→ **To do**
Copy the data that follows, character for character, minus the pictures.

→ **Data section**
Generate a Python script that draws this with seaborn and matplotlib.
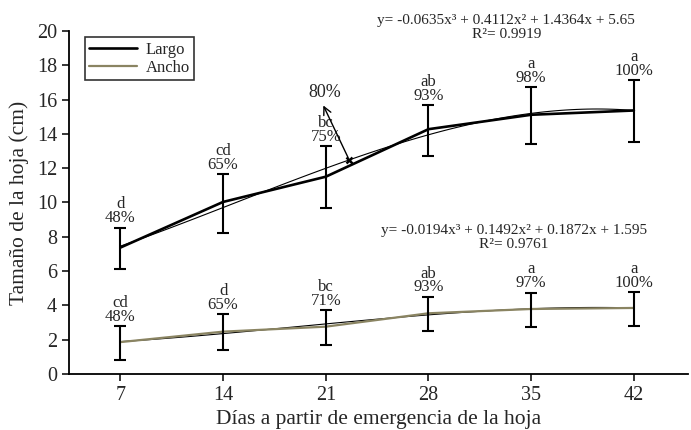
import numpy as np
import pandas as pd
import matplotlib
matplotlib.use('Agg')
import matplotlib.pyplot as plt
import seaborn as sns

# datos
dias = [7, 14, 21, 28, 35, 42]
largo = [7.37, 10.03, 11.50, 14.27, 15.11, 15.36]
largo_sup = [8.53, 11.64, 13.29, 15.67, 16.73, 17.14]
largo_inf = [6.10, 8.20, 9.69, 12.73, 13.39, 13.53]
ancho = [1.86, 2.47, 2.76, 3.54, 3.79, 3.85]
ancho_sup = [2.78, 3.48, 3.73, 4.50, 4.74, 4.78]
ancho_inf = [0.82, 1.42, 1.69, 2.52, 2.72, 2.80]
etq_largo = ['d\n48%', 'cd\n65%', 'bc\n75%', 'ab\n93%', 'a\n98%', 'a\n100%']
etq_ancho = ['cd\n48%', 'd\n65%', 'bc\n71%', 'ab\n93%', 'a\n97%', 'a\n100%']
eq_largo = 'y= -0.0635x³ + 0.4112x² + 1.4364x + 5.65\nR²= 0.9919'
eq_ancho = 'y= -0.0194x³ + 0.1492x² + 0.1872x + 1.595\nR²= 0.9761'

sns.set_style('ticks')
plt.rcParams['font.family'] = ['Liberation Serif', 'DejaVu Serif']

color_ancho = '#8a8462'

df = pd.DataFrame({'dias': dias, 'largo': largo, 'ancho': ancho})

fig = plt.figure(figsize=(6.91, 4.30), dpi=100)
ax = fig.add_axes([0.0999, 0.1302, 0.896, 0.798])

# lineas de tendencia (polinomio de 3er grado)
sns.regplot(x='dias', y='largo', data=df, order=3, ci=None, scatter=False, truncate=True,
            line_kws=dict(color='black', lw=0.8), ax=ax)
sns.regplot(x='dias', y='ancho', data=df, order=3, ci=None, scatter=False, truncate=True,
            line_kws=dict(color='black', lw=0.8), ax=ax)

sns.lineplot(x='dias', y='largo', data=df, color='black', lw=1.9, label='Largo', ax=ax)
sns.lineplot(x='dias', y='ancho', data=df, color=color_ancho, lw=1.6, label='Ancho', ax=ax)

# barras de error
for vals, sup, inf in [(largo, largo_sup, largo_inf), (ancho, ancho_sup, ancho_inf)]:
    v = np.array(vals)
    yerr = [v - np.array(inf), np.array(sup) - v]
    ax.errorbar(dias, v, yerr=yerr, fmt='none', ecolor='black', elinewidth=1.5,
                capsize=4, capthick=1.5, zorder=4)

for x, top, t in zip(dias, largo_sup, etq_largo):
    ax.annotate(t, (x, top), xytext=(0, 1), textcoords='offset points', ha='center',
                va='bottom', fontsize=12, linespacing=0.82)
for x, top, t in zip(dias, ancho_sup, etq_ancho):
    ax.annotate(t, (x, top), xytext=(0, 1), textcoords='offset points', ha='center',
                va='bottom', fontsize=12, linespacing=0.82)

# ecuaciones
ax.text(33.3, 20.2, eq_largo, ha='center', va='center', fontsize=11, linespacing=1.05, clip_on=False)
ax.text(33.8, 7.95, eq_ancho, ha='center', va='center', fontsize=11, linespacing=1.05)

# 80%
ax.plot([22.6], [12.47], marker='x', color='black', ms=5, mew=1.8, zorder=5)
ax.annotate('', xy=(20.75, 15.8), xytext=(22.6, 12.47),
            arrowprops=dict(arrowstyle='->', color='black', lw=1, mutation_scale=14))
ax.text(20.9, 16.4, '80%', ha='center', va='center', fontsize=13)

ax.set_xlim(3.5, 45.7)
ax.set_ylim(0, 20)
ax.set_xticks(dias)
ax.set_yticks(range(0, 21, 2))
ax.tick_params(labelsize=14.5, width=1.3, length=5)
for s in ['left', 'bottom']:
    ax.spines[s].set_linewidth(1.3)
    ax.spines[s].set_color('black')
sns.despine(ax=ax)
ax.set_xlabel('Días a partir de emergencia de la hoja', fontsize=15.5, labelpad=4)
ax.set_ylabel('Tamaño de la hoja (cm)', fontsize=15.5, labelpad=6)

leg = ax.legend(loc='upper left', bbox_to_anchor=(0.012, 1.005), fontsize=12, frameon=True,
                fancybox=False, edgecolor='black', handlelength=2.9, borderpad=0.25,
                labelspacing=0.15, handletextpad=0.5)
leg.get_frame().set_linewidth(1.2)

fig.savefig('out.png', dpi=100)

→ **Complete output**
Generate a Python script that draws this with seaborn and matplotlib.
import numpy as np
import pandas as pd
import matplotlib
matplotlib.use('Agg')
import matplotlib.pyplot as plt
import seaborn as sns

# datos
dias = [7, 14, 21, 28, 35, 42]
largo = [7.37, 10.03, 11.50, 14.27, 15.11, 15.36]
largo_sup = [8.53, 11.64, 13.29, 15.67, 16.73, 17.14]
largo_inf = [6.10, 8.20, 9.69, 12.73, 13.39, 13.53]
ancho = [1.86, 2.47, 2.76, 3.54, 3.79, 3.85]
ancho_sup = [2.78, 3.48, 3.73, 4.50, 4.74, 4.78]
ancho_inf = [0.82, 1.42, 1.69, 2.52, 2.72, 2.80]
etq_largo = ['d\n48%', 'cd\n65%', 'bc\n75%', 'ab\n93%', 'a\n98%', 'a\n100%']
etq_ancho = ['cd\n48%', 'd\n65%', 'bc\n71%', 'ab\n93%', 'a\n97%', 'a\n100%']
eq_largo = 'y= -0.0635x³ + 0.4112x² + 1.4364x + 5.65\nR²= 0.9919'
eq_ancho = 'y= -0.0194x³ + 0.1492x² + 0.1872x + 1.595\nR²= 0.9761'

sns.set_style('ticks')
plt.rcParams['font.family'] = ['Liberation Serif', 'DejaVu Serif']

color_ancho = '#8a8462'

df = pd.DataFrame({'dias': dias, 'largo': largo, 'ancho': ancho})

fig = plt.figure(figsize=(6.91, 4.30), dpi=100)
ax = fig.add_axes([0.0999, 0.1302, 0.896, 0.798])

# lineas de tendencia (polinomio de 3er grado)
sns.regplot(x='dias', y='largo', data=df, order=3, ci=None, scatter=False, truncate=True,
            line_kws=dict(color='black', lw=0.8), ax=ax)
sns.regplot(x='dias', y='ancho', data=df, order=3, ci=None, scatter=False, truncate=True,
            line_kws=dict(color='black', lw=0.8), ax=ax)

sns.lineplot(x='dias', y='largo', data=df, color='black', lw=1.9, label='Largo', ax=ax)
sns.lineplot(x='dias', y='ancho', data=df, color=color_ancho, lw=1.6, label='Ancho', ax=ax)

# barras de error
for vals, sup, inf in [(largo, largo_sup, largo_inf), (ancho, ancho_sup, ancho_inf)]:
    v = np.array(vals)
    yerr = [v - np.array(inf), np.array(sup) - v]
    ax.errorbar(dias, v, yerr=yerr, fmt='none', ecolor='black', elinewidth=1.5,
                capsize=4, capthick=1.5, zorder=4)

for x, top, t in zip(dias, largo_sup, etq_largo):
    ax.annotate(t, (x, top), xytext=(0, 1), textcoords='offset points', ha='center',
                va='bottom', fontsize=12, linespacing=0.82)
for x, top, t in zip(dias, ancho_sup, etq_ancho):
    ax.annotate(t, (x, top), xytext=(0, 1), textcoords='offset points', ha='center',
                va='bottom', fontsize=12, linespacing=0.82)

# ecuaciones
ax.text(33.3, 20.2, eq_largo, ha='center', va='center', fontsize=11, linespacing=1.05, clip_on=False)
ax.text(33.8, 7.95, eq_ancho, ha='center', va='center', fontsize=11, linespacing=1.05)

# 80%
ax.plot([22.6], [12.47], marker='x', color='black', ms=5, mew=1.8, zorder=5)
ax.annotate('', xy=(20.75, 15.8), xytext=(22.6, 12.47),
            arrowprops=dict(arrowstyle='->', color='black', lw=1, mutation_scale=14))
ax.text(20.9, 16.4, '80%', ha='center', va='center', fontsize=13)

ax.set_xlim(3.5, 45.7)
ax.set_ylim(0, 20)
ax.set_xticks(dias)
ax.set_yticks(range(0, 21, 2))
ax.tick_params(labelsize=14.5, width=1.3, length=5)
for s in ['left', 'bottom']:
    ax.spines[s].set_linewidth(1.3)
    ax.spines[s].set_color('black')
sns.despine(ax=ax)
ax.set_xlabel('Días a partir de emergencia de la hoja', fontsize=15.5, labelpad=4)
ax.set_ylabel('Tamaño de la hoja (cm)', fontsize=15.5, labelpad=6)

leg = ax.legend(loc='upper left', bbox_to_anchor=(0.012, 1.005), fontsize=12, frameon=True,
                fancybox=False, edgecolor='black', handlelength=2.9, borderpad=0.25,
                labelspacing=0.15, handletextpad=0.5)
leg.get_frame().set_linewidth(1.2)

fig.savefig('out.png', dpi=100)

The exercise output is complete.